During the American War of Independence, General George Washington said of his ragtag army: “The fate of unborn Millions will now depend, under God, on the Courage and Conduct of this army.” If you’d

like to be heroic and valuable like him, how would you contribute to the well-being of “unborn millions” in America?

If you are an international student, and if you would prefer to do this assignment from a global perspective, discuss what the rest of the world want America to be like.

This assignment is inspired by Martin Luther King, Jr.’s “I Have a Dream” speech at the March on Washington in 1963. In order to make your speech sound like his, please describe what problems the U.S.

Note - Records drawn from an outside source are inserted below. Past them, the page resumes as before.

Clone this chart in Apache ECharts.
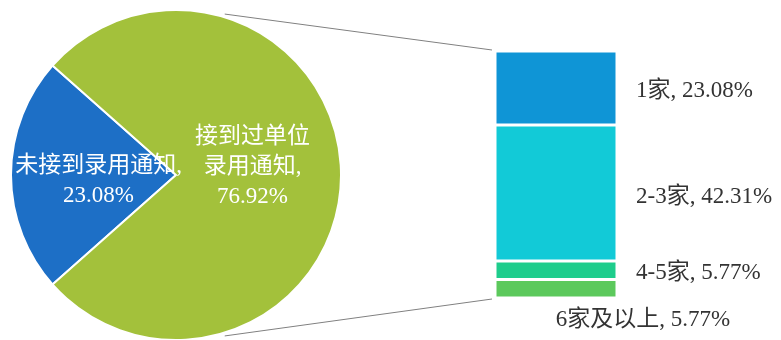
<!DOCTYPE html>
<html><head><meta charset="utf-8">
<script src="https://cdn.jsdelivr.net/npm/echarts@6/dist/echarts.min.js"></script>
<style>html,body{margin:0;padding:0;background:#fff}#c{width:781px;height:340px}</style>
</head><body><div id="c"></div>
<script>
// Pie data
const pieNames = ['未接到录用通知', '接到过单位录用通知'];
const pieLabels = ['未接到录用通知,\n23.08%', '接到过单位\n录用通知,\n76.92%'];
const pieValues = [23.08, 76.92];
// Breakdown bar data
const barNames = ['1家', '2-3家', '4-5家', '6家及以上'];
const barValues = [23.08, 42.31, 5.77, 5.77];

const pieColors = ['#1d6fc6', '#a3c13b'];
const barColors = ['#0f95d6', '#12cad7', '#1ecd8c', '#5cc95c'];
const serif = '"Liberation Serif", "Times New Roman", "Noto Sans CJK SC", serif';

const cx = 176, cy = 175, R = 165;
const gL = 495, gT = 51, gW = 122, gH = 247;

const chart = echarts.init(document.getElementById('c'));
const barTotal = barValues.reduce((a, b) => a + b, 0);

const barOffsets = [[0, 3], [0, 4], [0, 3], [87, 0]];
const barSeries = barNames.map((n, i) => ({
  type: 'bar', name: n, stack: 's', barWidth: gW,
  data: [barValues[i]],
  itemStyle: { color: barColors[i], borderColor: '#fff', borderWidth: 1.5 },
  label: {
    show: true,
    position: i === barNames.length - 1 ? 'bottom' : 'right',
    distance: i === barNames.length - 1 ? 10 : 19,
    offset: barOffsets[i],
    formatter: n + ', ' + barValues[i].toFixed(2) + '%',
    color: '#333', fontSize: 23, fontFamily: serif
  }
}));

const a = 73 * Math.PI / 180;
chart.setOption({
  animation: false,
  grid: { left: gL, top: gT, width: gW, height: gH },
  xAxis: { type: 'category', data: ['x'], show: false },
  yAxis: { type: 'value', min: 0, max: barTotal, inverse: true, show: false },
  graphic: [
    { type: 'line', shape: { x1: cx + R * Math.cos(a) * 1.01, y1: cy - R * Math.sin(a) * 1.02, x2: gL - 3, y2: gT - 1 }, style: { stroke: '#808080', lineWidth: 1 } },
    { type: 'line', shape: { x1: cx + R * Math.cos(a) * 1.01, y1: cy + R * Math.sin(a) * 1.02, x2: gL - 3, y2: gT + gH + 1 }, style: { stroke: '#808080', lineWidth: 1 } }
  ],
  series: [{
    type: 'pie', center: [cx, cy], radius: R,
    startAngle: 180 + pieValues[0] / 100 * 180,
    clockwise: true,
    itemStyle: { borderColor: '#fff', borderWidth: 2 },
    label: { show: true, position: 'inside', color: '#fff', fontSize: 23, lineHeight: 30, fontFamily: serif },
    labelLine: { show: false },
    data: pieNames.map((n, i) => ({
      name: n, value: pieValues[i],
      itemStyle: { color: pieColors[i] },
      label: { formatter: pieLabels[i], offset: i === 0 ? [8, 6] : [-9, -8] }
    }))
  }].concat(barSeries)
});
</script></body></html>
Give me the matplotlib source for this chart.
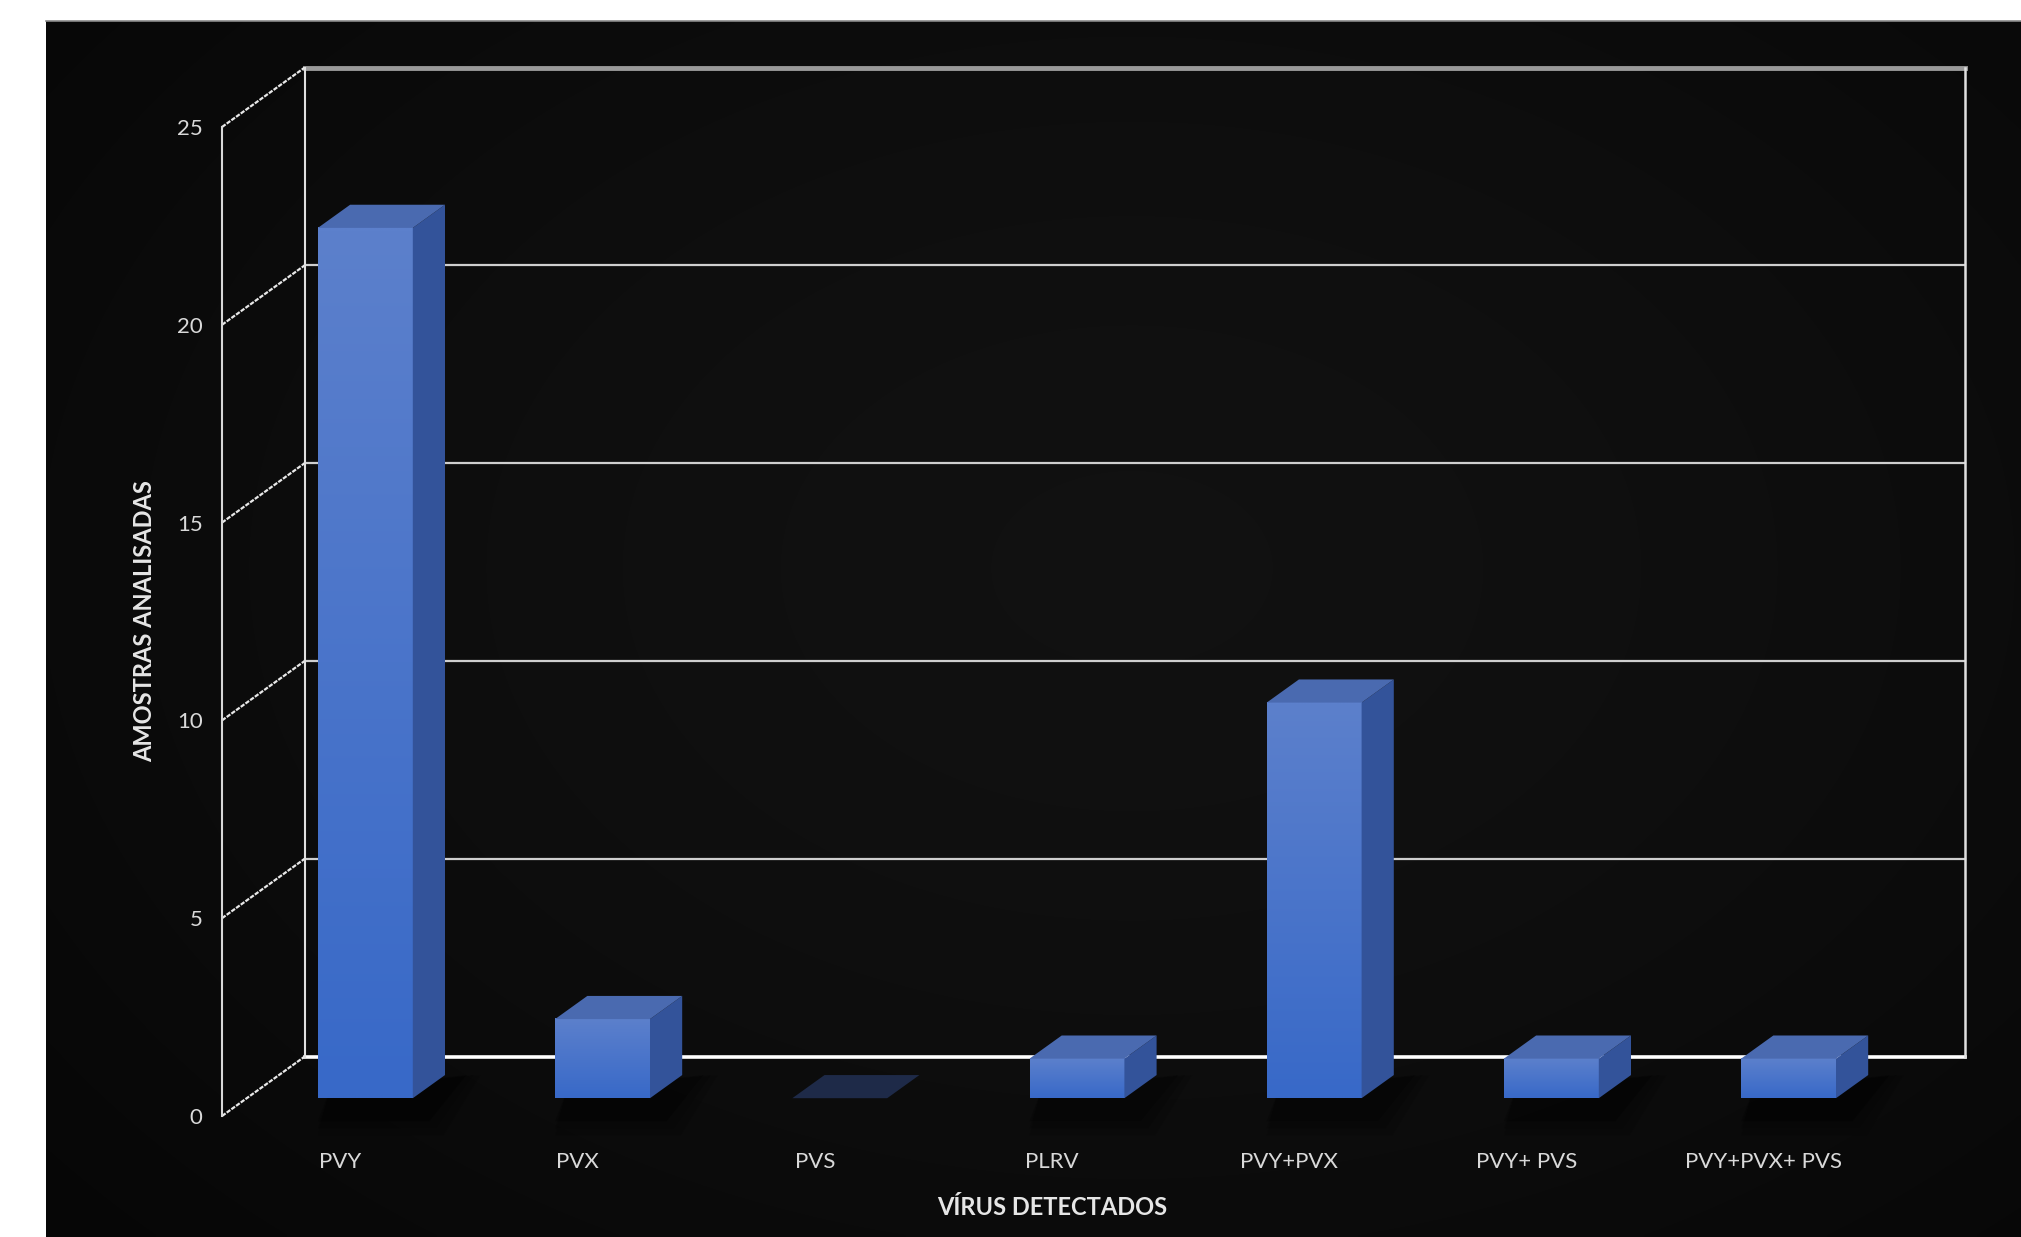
import numpy as np
import matplotlib
matplotlib.use("Agg")
import matplotlib.pyplot as plt
from matplotlib.patches import Polygon

plt.rcParams['font.family'] = ['Lato', 'DejaVu Sans']

# data
categorias = ['PVY', 'PVX', 'PVS', 'PLRV', 'PVY+PVX', 'PVY+ PVS', 'PVY+PVX+ PVS']
amostras = [22, 2, 0, 1, 10, 1, 1]
yticks = [0, 5, 10, 15, 20, 25]

W, H = 2021, 1237
fig = plt.figure(figsize=(W / 100, H / 100), dpi=100)
fig.patch.set_facecolor('white')

# dark background panel with soft gradient
bg = fig.add_axes([46 / W, 0, 1 - 46 / W, (H - 21) / H])
yy, xx = np.mgrid[0:1:300j, 0:1:500j]
r = np.sqrt(((xx - 0.55) / 0.8) ** 2 + ((yy - 0.45) / 0.9) ** 2)
grad = np.clip(0.068 - 0.05 * r ** 1.5, 0.01, 0.075)
bg.imshow(np.dstack([grad] * 3), aspect='auto', extent=(0, 1, 0, 1), interpolation='bilinear')
bg.set_xlim(0, 1)
bg.set_ylim(0, 1)
bg.axis('off')
bg.plot([0, 1], [1, 1], color='#8a8a8a', lw=1.2, transform=bg.transAxes, clip_on=False)

# main axes = front plane of the 3D box
ax = fig.add_axes([222 / W, (H - 1116) / H, 1660.4 / W, 989 / H])
ax.set_facecolor('none')
for s in ax.spines.values():
    s.set_visible(False)

dx, dy = 0.348, 1.5          # depth vector in data units
x0, x1 = -0.5, len(categorias) - 0.5
ymax = 25

# back wall + gridlines
for v in yticks:
    c = '#ffffff' if v == 0 else '#cfcfcf'
    lw = 2.6 if v == 0 else 1.6
    if v == ymax:
        c, lw = '#9a9a9a', 3.5
    ax.plot([x0 + dx, x1 + dx], [v + dy, v + dy], color=c, lw=lw, clip_on=False, zorder=1)
    # side wall diagonals
    ax.plot([x0, x0 + dx], [v, v + dy], color='#e8e8e8', lw=1.6, ls=(0, (2, 0.6)),
            clip_on=False, zorder=1)
ax.plot([x0 + dx, x0 + dx], [dy, ymax + dy], color='#e0e0e0', lw=1.5, clip_on=False, zorder=1)
ax.plot([x1 + dx, x1 + dx], [dy, ymax + dy], color='#e0e0e0', lw=1.8, clip_on=False, zorder=1)
ax.plot([x0, x0], [0, ymax], color='#d8d8d8', lw=1.5, clip_on=False, zorder=1)

# 3D bars
f0, f1 = 0.30, 0.69
bw = 0.2
for i, v in enumerate(amostras):
    lx = i - bw + f0 * dx
    rx = i + bw + f0 * dx
    by = f0 * dy
    if v > 0:
        # soft shadow
        for k, a in enumerate([0.22, 0.15, 0.1]):
            e = 0.03 * (k + 1)
            sh = Polygon([(lx, by - 0.4 - e * 6), (rx + e + 0.04, by - 0.4 - e * 6),
                          (rx + (f1 - f0) * dx + 0.06 + e, by + (f1 - f0) * dy),
                          (lx + 0.05, by + 0.2)],
                         closed=True, facecolor='black', edgecolor='none', alpha=a,
                         clip_on=False, zorder=2)
            ax.add_patch(sh)
        # front face gradient
        g = np.linspace(0, 1, 100)[:, None]
        top = np.array([0x5c, 0x80, 0xcc]) / 255
        bot = np.array([0x38, 0x69, 0xc8]) / 255
        img = (top * (1 - g[..., None]) + bot * g[..., None])
        ax.imshow(np.repeat(img, 2, axis=1), extent=(lx, rx, by, v + by), aspect='auto',
                  clip_on=False, zorder=4, interpolation='bilinear')
        # side face
        side = Polygon([(rx, by), (i + bw + f1 * dx, f1 * dy), (i + bw + f1 * dx, v + f1 * dy),
                        (rx, v + by)], closed=True, facecolor='#33539a', edgecolor='none',
                       clip_on=False, zorder=4)
        ax.add_patch(side)
        topc = '#4a6ab0'
    else:
        topc = '#1e2a48'
    topf = Polygon([(lx, v + by), (rx, v + by), (i + bw + f1 * dx, v + f1 * dy),
                    (i - bw + f1 * dx, v + f1 * dy)], closed=True, facecolor=topc,
                   edgecolor='none', clip_on=False, zorder=4)
    ax.add_patch(topf)

ax.set_xlim(-0.5, len(categorias) - 0.5)
ax.set_ylim(0, 25)

ax.set_xticks(range(len(categorias)))
ax.set_xticklabels(categorias, fontsize=16, color='#d9d9d9')
ax.set_yticks(yticks)
ax.set_yticklabels([str(t) for t in yticks], fontsize=16, color='#d9d9d9')
ax.tick_params(axis='x', length=0, pad=26)
ax.tick_params(axis='y', length=0, pad=14)

ax.set_xlabel('VÍRUS DETECTADOS', fontsize=17, fontweight='bold', color='#e6e6e6', labelpad=17)
ax.set_ylabel('AMOSTRAS ANALISADAS', fontsize=17, fontweight='bold', color='#e6e6e6', labelpad=15)

fig.savefig('out.png', dpi=100, facecolor=fig.get_facecolor())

has faced and then move on to what dreams should come true for the nation. You are also encouraged (but not obliged) to use any of the following words from “I Have a Dream”:

“But we (or I) refuse to believe that…. We (or I) refuse to believe that….”
“This is no time to engage in the luxury of –ing or to…. Now is the time to…. Now is the time to…. Now is the time to…. Now is the time to….”
“It would be fatal for the nation to (overlook the urgency of the moment).”
“There will be neither rest nor tranquility in America until ….”
“The whirlwinds of revolt will continue to shake the foundations of our nation until the bright day of justice emerges.”
“But there is something that I must say to my people, who….”
“Let us not seek to….”
“Again and again, we must rise to the majestic heights of –ing….”
“There are those who are asking…, ‘When will you be satisfied?’ We can never be satisfied as long as…. We can never be satisfied as long as…. We cannot be satisfied as long as…. We can never be

satisfied as long as…. We cannot be satisfied as long as…. No, no, we are not satisfied, and we will not be satisfied until….”
“I am not unmindful that….”
“Continue to work with the faith that….”
“…, knowing that somehow this situation can and will be changed.”
“Let us not …, I say to you today, my friends.”
“And so even though we face the difficulties of today and tomorrow, I still have a dream.”
“I have a dream that one day (this nation will rise up and)….”
“I have a dream today! I have a dream that one day, …will….”
“I have a dream today! I have a dream that one day, …shall….”
“This is our hope, and this is the faith that I…with.”
“With this faith, we will be able to…. With this faith, we will be able to…. With this faith, we will be able to…, to…, to…, to…, to…, knowing that we will… one day.”
“And this will be the day — this will be the day when… will be able to….”
“And if America is to be a great nation, this must become true.”

Be sure to include a catch slogan in your essay. What metaphor captures the essence of your vision? MLK used the metaphor of black and white children playing together as sisters and brothers. Imagine

vividly in your mind’s eye what America should look like.

Your essay may include up to one quote from your favorite (American) figure. Dr. King, for example, remarked: “We must learn to live together as brothers or perish together as fools.”